As the sap thickens and starts to turn into syrup it spends a long time getting cloudy and steaming like a mad hatter. All afternoon Jamie kept adding sap to the evaporator tray, every twenty or thirty minutes or so another pot would get poured gently into the tray, then the warming pot would get filled up from the holding tub. The idea was to make sure we didn’t break the boil by adding cold sap.
A highlight was getting to drink sap straight from the tree. When the sap comes out it is crystal clear, with a little sweetness to it, but only a hint of maple or as I can imagine a fancy wine snob saying “not a lot of legs, but it has sweet undertones of tree.”
We also figured out that if you reduce the sap by a quarter or so it makes wonderful Maple Toddies that work perfectly for keeping you warm while you’re tending the fire. Both were good enough that my neighbors with sugar maples might start wondering what I’m doing in their backyards next spring.
As Night Falls the Sap Heats Up
By the end of the day there were fewer of us finishing everything up, the food on the table had been picked over, and there were lots of tired bodies.
For as long as it takes to get there, the final steps go quickly. Eventually enough water has evaporated that the temperature starts to come up fast and the boil starts to change as the syrup becomes frothy and almost glides in sheets across the top of the pot when you stir it up.
From there it was one last filter and pouring it into jars. Looking at the tiny little canning jars on the counter holding the golden colored syrup it was hard to imagine that this was the same thing that we saw come out of the trees in the morning.
There’s a little of Sisyphus pushing the boulder up the hill in making syrup. All day long as the sap goes into the evaporator, it’s followed by refilling the warming pot from the big tub, and as the sap from the big tub goes into warming pot sap from the buckets attached to the trees gets added to the big tub, and as the sap from the buckets goes into the big tub the trees are gently refilling the buckets as water from the ground slowly refills the trees, which makes it look like the amount of sap stays the same everywhere you go, no matter how much you’ve poured into the cooking pan.
It’s been a week since I got to go sugaring and as I’m writing this I’m eating pancakes with some of the syrup we made last weekend and I’m thinking about how much fun it was to spend the day tending the fire, getting to meet new people, and try new things.

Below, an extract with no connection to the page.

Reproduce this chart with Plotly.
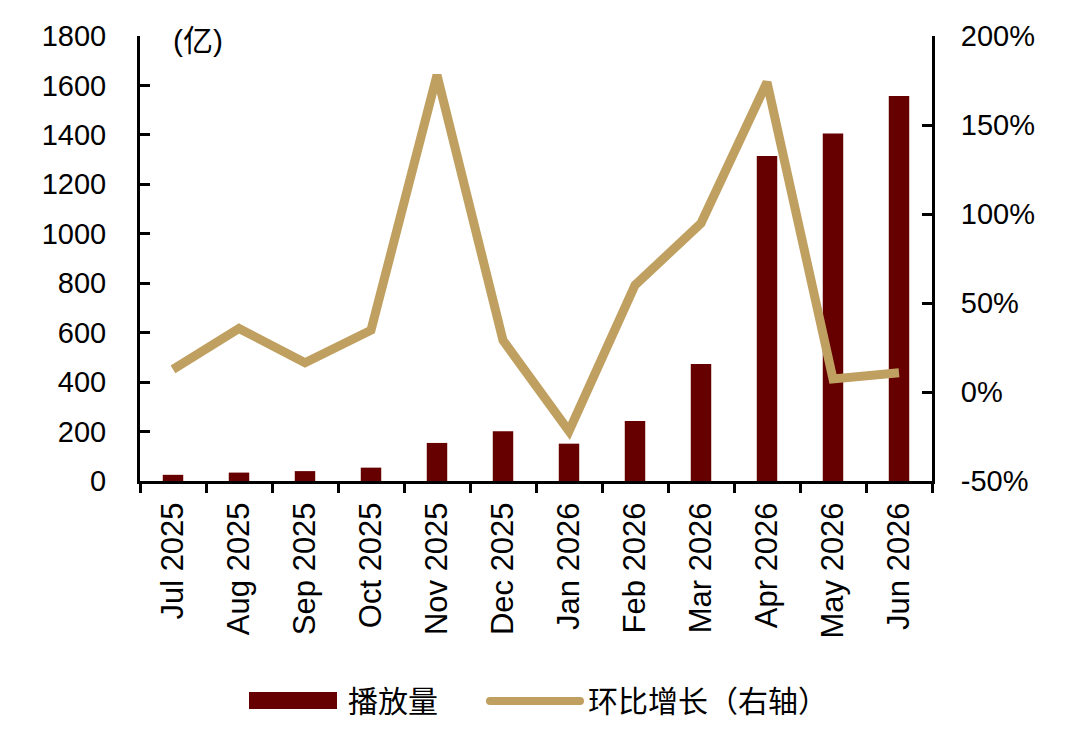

It makes me think about the stories I’ve read about sugaring in Vermont, where even the squirrels get into the fun. The squirrels use a slightly different process of biting deep enough into the trees to get the sap to run, which forms icicles that they can lick the next day. Biting deep into a tree seems like a lot of work for a sweet treat, but I’m with the squirrels on this one. It’s a treat that is completely worth the work.